Motorcycle thugs with R.A.I.A. and Riders USA hurled anti-gay epithets at everyone they didn't cotton to. I asked them repeatedly what they had against gays and what that had to do with immigration, but I ended up just getting the same vitriol directed at me. Chief among these pretend badasses was a nudnik who calls himself "Steele," a prime example of vicious redneck scum.
Oddly, I did have a couple of civil conversations with a few of the demonstrators, including Frank Baron, husband of plus-size erotic masseuse Brandy Baron.

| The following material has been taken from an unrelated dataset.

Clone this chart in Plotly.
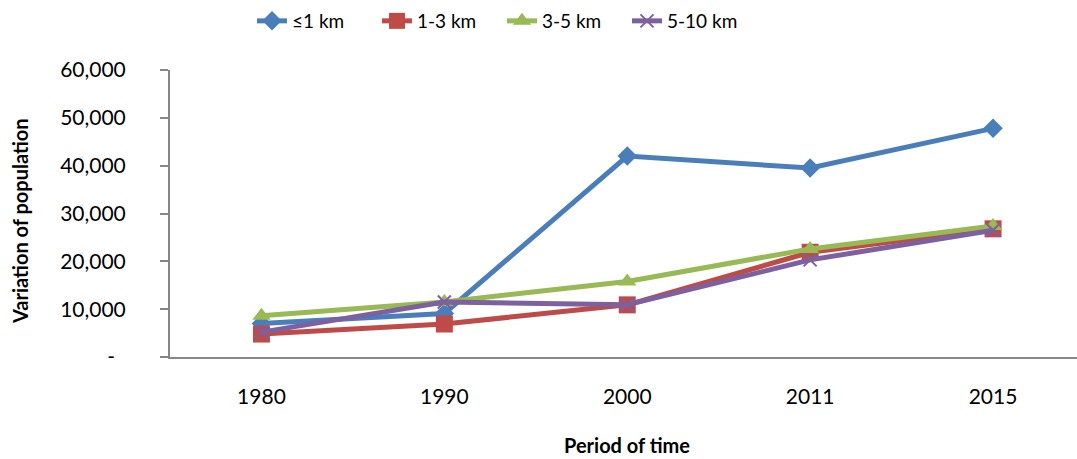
import plotly.graph_objects as go

years = ["1980", "1990", "2000", "2011", "2015"]
le1km = [7000, 9100, 42000, 39500, 47800]
km1_3 = [4800, 6900, 10900, 21900, 26800]
km3_5 = [8600, 11500, 15800, 22600, 27400]
km5_10 = [5200, 11500, 10900, 20300, 26500]

y_tickvals = [0, 10000, 20000, 30000, 40000, 50000, 60000]
y_ticktext = ["-\u00a0\u00a0", "10,000", "20,000", "30,000", "40,000", "50,000", "60,000"]

series = [
    ("≤1 km", le1km, "#4A7EBB", "diamond", 15),
    ("1-3 km", km1_3, "#BE4B48", "square", 17),
    ("3-5 km", km3_5, "#98B954", "triangle-up", 16),
    ("5-10 km", km5_10, "#7D60A0", "x-thin", 13),
]

fig = go.Figure()
for name, vals, col, sym, sz in series:
    marker = dict(symbol=sym, size=sz, color=col)
    if sym == "x-thin":
        marker["line"] = dict(color=col, width=2)
    else:
        marker["line"] = dict(width=0)
    fig.add_trace(go.Scatter(
        x=years, y=vals, name=name, mode="lines+markers",
        line=dict(color=col, width=5), marker=marker,
    ))

font_family = "Lato, 'Open Sans', sans-serif"
W, H = 1077, 459
fig.update_layout(
    width=W, height=H,
    margin=dict(l=170, r=0, t=70, b=102, autoexpand=False),
    paper_bgcolor="white", plot_bgcolor="white",
    font=dict(family=font_family, size=21, color="#000000"),
    legend=dict(orientation="h", xref="container", yref="container",
                x=252 / W, xanchor="left", y=1 - 21 / H, yanchor="middle",
                font=dict(size=19), entrywidth=80, entrywidthmode="pixels"),
    showlegend=True,
    xaxis=dict(type="category", range=[-0.5, 4.459], showline=True, linecolor="#868686",
               linewidth=2, ticks="", showgrid=False, zeroline=False, automargin=False,
               ticklabelstandoff=20),
    yaxis=dict(range=[0, 60000], tickvals=y_tickvals, ticktext=y_ticktext,
               showline=True, linecolor="#868686", linewidth=2, ticks="outside",
               ticklen=8, tickcolor="#868686", tickwidth=1.5, showgrid=False, zeroline=False,
               automargin=False, ticklabelstandoff=30),
    annotations=[
        dict(text="<b>Period of time</b>", xref="paper", yref="paper",
             x=(627 - 170) / (W - 170), y=-(445 - 357) / (357 - 70),
             xanchor="center", yanchor="middle", showarrow=False, font=dict(size=20)),
        dict(text="<b>Variation of population</b>", xref="paper", yref="paper",
             x=-(170 - 20) / (W - 170), y=(357 - 221) / (357 - 70), textangle=-90,
             xanchor="center", yanchor="middle", showarrow=False, font=dict(size=20)),
    ],
)

fig.write_html(
    "out.html",
    config={"displayModeBar": False},
    post_script="document.body.style.margin='0';document.body.style.padding='0';"
                "document.body.style.overflow='hidden';",
)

While his wife has expressed some extreme views, including her endorsement of shooting immigrants and their children as they come over the border, Frank Baron is a little more mellow and doesn't act quite as extreme, at least when I'm around.
Also, I had a long confab with a couple from Mesa, Aaron and Lisa. Lisa's Native American, and was carrying a sign that read on one side "Illegal Immigration Blows!" The other side had something about securing the border. I joked with her that if Native Americans had closed the border 400 years ago, we wouldn't be having the conversation we were having, me being of European stock.
As for Aaron, he denied that the nativist tea party types had anything in common with the Nazis.
"Look at the fascist leader they've got on their banner there," he said, indicating J.T. "That's contrary to the American constitution. That's the precise polar opposite of our movement. We believe in liberty. Not tyranny. We don't believe in racism in general. If we had a major illegal immigration onslaught from Canada, my proposal would be that we enact severe, stiff border security up there as well."
Sorry Aaron, but I think you're in denial. The Nazis and the nativists have identical rhetoric when it comes to immigration. As for Canadians, there are illegal Canadians, and Irish, and Chinese living and working amongst us, but they are not the focus of all the hatred and scapegoating. The Mexicans are.
Later, I got into it with this nimrod who would only give his name as Bob. He said he used to be a contractor. Anyway, Bob the Contractor couldn't handle a discussion of the issues, and soon started the name-calling, to which I reciprocated. He acted like he wanted to swing on me, but I didn't budge, and he eventually stomped off.
This Arizona shin-dig was one of numerous anti-amnesty tea parties held nationwide and sponsored by North Carolina-based William Gheen's nativist group ALIPAC. Locally, United for a Sovereign American had been pimping it hard, but it seems to have been put on by American Citizens United, the organization headed by Anna Gaines. You'll recall that Gaines' group was behind the failed effort to recall Phoenix Mayor Phil Gordon. The recall was a disaster, and ended without even one signature being submitted to the city clerk.
The good news is that if Saturday's pathetic turn-out is indicative of the state of opposition to amnesty, amnesty probably has a better shot than some might think. This angry passel of anti-Mexican fanatics is losing steam. And while they should be considered dangerous and monitored, the world has moved on, leaving them behind, while they've hardly noticed.